La faillite personnelle, tout comme l'interdiction de gérer, sont des sanctions professionnelles et les juges du fond disposent d'un pouvoir souverain d'option. Du fait de leur nature de sanctions, elles sont soumises aux principes de nécessité et de proportionnalité des peines, ce qui impose qu'elles soient motivées dans leur principe et leur quantum, la motivation devant prendre en compte la gravité des fautes et la situation personnelle de l'intéressé. A l'instar de ce qu'il en est de l'action pour insuffisance d'actif, si plusieurs fautes sont reprochées, chacune d'elle doit être justifiée.
Le tribunal mixte de commerce a prononcé une interdiction de gérer d'une durée de cinq ans à l'encontre de l'appelant au motif qu'il n'a pas déclaré la cessation des paiements dans le délai légal. Ce dernier demande l'infirmation de cette condamnation et l'intimée la confirmation.
Il a été démontré que l'appelant avait nécessairement connaissance de la situation critique de l'association, de ce que très rapidement après le début du plan de redressement les cotisations sociales n'étaient à nouveau plus payées alors que participant à la procédure collective ouverte en 2013 il avait conscience de la nécessité de se montrer vigilant et de l'obligation de déclarer la cessation des paiements si l'association ne pouvait plus faire face à son passif exigible avec son actif disponible. Il n'a ainsi sciemment pas déclaré l'état de cessation des paiements dans le délai légal. Il encourt de ce fait le prononcé d'une interdiction de gérer.
Néanmoins, les éléments de la procédure mettent en lumière qu'il s'est investi bénévolement dans l'activité de l'association, 'uvrant pour le bien commun. S'il a commis des fautes ayant des conséquences pour la collectivité des créanciers, les éléments de personnalité, ses antécédents et sa situation professionnelle actuelle ne témoignent pas d'une dangerosité avérée pour l'ordre public économique qui justifierait qu'une interdiction de gérer soit prononcée. En l'espèce, la sanction pécuniaire s'avérant suffisamment dissuasive de réitérer un tel comportement, il n'apparaît ni nécessaire, ni proportionné de prononcer une mesure d'interdiction de gérer à l'encontre de l'appelant.
Le jugement critiqué sera, dès lors, infirmé sur ce point.
Sur les autres demandes
Partie succombante, M. [V] sera condamné à régler les entiers dépens, de première instance et d'appel sur le fondement des dispositions de l'article 696 du code de procédure civile.
Il sera également condamné à régler la somme de 2 000 euros à Mme [I] au titre de l'article 700 du code de procédure civile destinée à compenser les frais irrépétibles que celle-ci a dû engager dans le cadre de l'instance d'appel à laquelle elle a été attraite par les soins de l'appelant.
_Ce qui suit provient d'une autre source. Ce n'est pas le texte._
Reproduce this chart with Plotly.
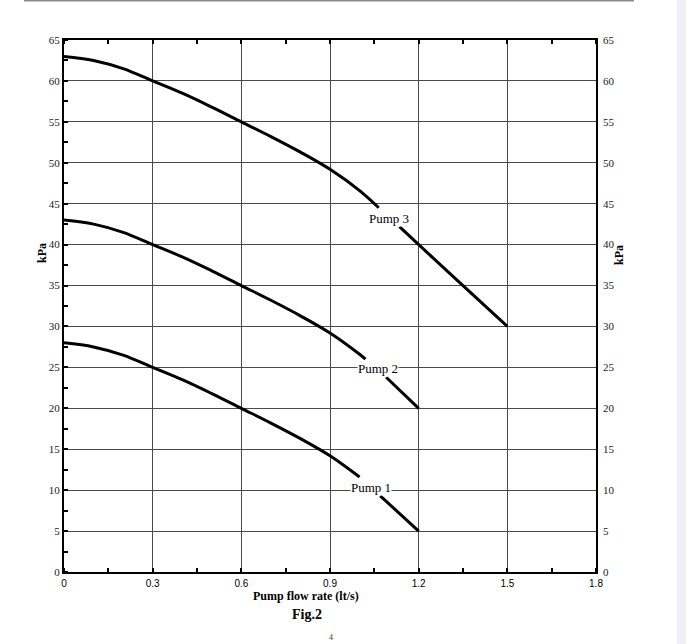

L'équité commande en revanche de ne pas faire application des dispositions de ce texte au profit de la SELARL [K] qui sera déboutée de sa prétention de ce chef en cause d'appel.
M. [V] qui succombe sera également débouté de sa prétention du même chef.
Le jugement sera en revanche confirmé s'agissant des sommes allouées par le premier juge au titre de l'article 700 du code de procédure civile.
PAR CES MOTIFS
La cour,
Déclare la demande d'annulation du jugement déféré à la cour d'appel irrecevable ;
Infirme le jugement déféré dans l'intégralité de ses dispositions sauf :
- en ce qu'il a débouté la SELARL [K] prise en la personne de Maître [D] [K] ès qualités de mandataire liquidateur de l'association [8] de ses demandes de condamnation au titre de l'insuffisance d'actif et au titre de la faillite personnelle ou interdiction de gérer formées à l'encontre de Mme [N] [I] épouse [H] ;
- en ce qu'il a condamné M. [C] [V] au paiement des entiers dépens et au paiement de la somme de 2 000 euros à la SELARL [K] ès qualités de mandataire liquidateur de l'association [8] au titre de l'article 700 du code de procédure civile ;
Statuant à nouveau des chefs infirmés,
Condamne M. [C] [V] à payer la somme de 24 296,53 euros à la SELARL [K], prise en la personne de Maître [D] [K], en qualité de liquidateur judiciaire de l'association [8], au titre de sa responsabilité pour insuffisance d'actif ;
Dit n'y avoir lieu au prononcé d'une interdiction de gérer à l'encontre de M. [C] [V] ;
Y ajoutant,
Condamne M. [C] [V] à régler les entiers dépens de l'appel ;
Condamne M. [C] [V] à payer la somme de 2 000 euros à Mme [L] [I] épouse [H] au titre de l'article 700 du code de procédure civile;
Déboute la SELARL [K] ès qualités et M. [C] [V] de leur prétention respective au titre de l'article 700 du code de procédure civile.
Le présent arrêt a été signé par Madame Séverine LEGER,Conseillère faisant fonction de Présidente de chambre, et par Madame Nathalie BEBEAU, Greffière, à laquelle la minute de la décision a été remise par le magistrat signataire.